First off, I should say that it was just an all-around great conference. The program was well put-together, the sessions I attended were all interesting and well-run, and the community was engaged. I also enjoyed it from the perspective of being a librarian in foreign territory. I was a little surprised at how kind and welcoming people were, and the genuine curiosity displayed by the press community towards library publishing as an endeavor. There were a few uncomfortable moments, most of which involved clashing worldviews and misconceptions of how libraries work. As an example, the copyright update – while informative – was delivered from a perspective I don’t share (to put it mildly).
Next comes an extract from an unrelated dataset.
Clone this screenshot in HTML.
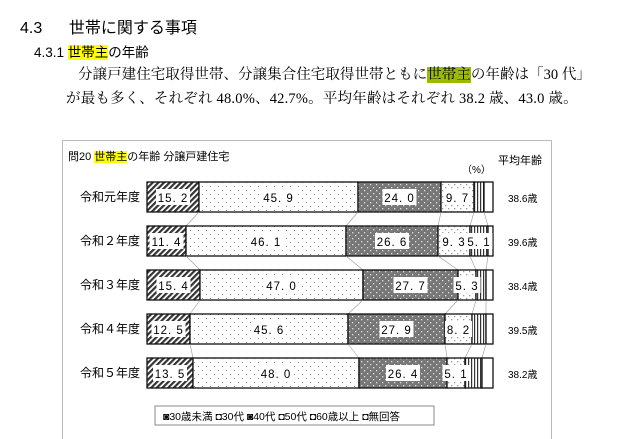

On the whole, though, it was one of the more enjoyable conferences I’ve been to in recent years.
The workshop on collaborations was interesting, and the panel on library publishing had a large and engaged audience, but the best part of the conference for me was the opportunity to gain a better understanding of the values and concerns of university presses. One conversation, in particular, crystallized for me one of the major differences between libraries and presses – that of independence. A press that sustains itself through sales of its publications is independent from the whims of its host institution in a way that the university library can never be. Some of the changes that are happening in the UP world – in particular the move to merge presses with libraries, and the push in some places for the press to publish more local content – can be seen as threatening that independence, and subsequently one of the major values of university press publishing as a whole. The anxiety around library publishing made much more sense to me once I was able to wrap my head around that particular issue.
I was also fascinated by the wide range of perspectives, practices, and ways of engaging with their campus community displayed by the attendees. One panel in particular (“A Seat at the Table: Navigating University Structures for Fun and Profit,” facilitated by Mark Saunders of the University of Virginia Press) was illuminating on this score, and gave me a much greater appreciation of the creative work being done by presses around the country.
My biggest takeaway, though, was a sense that university presses are grappling with many of the same issues that libraries are: changing missions (or, if you prefer, changing strategies for supporting the same mission), supporting emerging fields such as digital humanities, allocating limited resources, managing expectations (both of partners/clients, and of the university), collaborating with other organizations, juggling the needs of the campus community with those of the scholarly community as a whole, remaining viable and relevant in a rapidly changing environment, and the tension between focusing on what you do best and exploring new territory. We also both struggle to help other people understand the importance – and the complexity – of the work that we do. There are some clear obstacles to libraries and presses working together, but I came away from the AAUP conference feeling confident that, if we can find ways to overcome those obstacles, we can find plenty of common ground to occupy. At the end of the day, libraries and presses both exist to facilitate scholarship and its communication. Let’s find a way to pull in the same direction.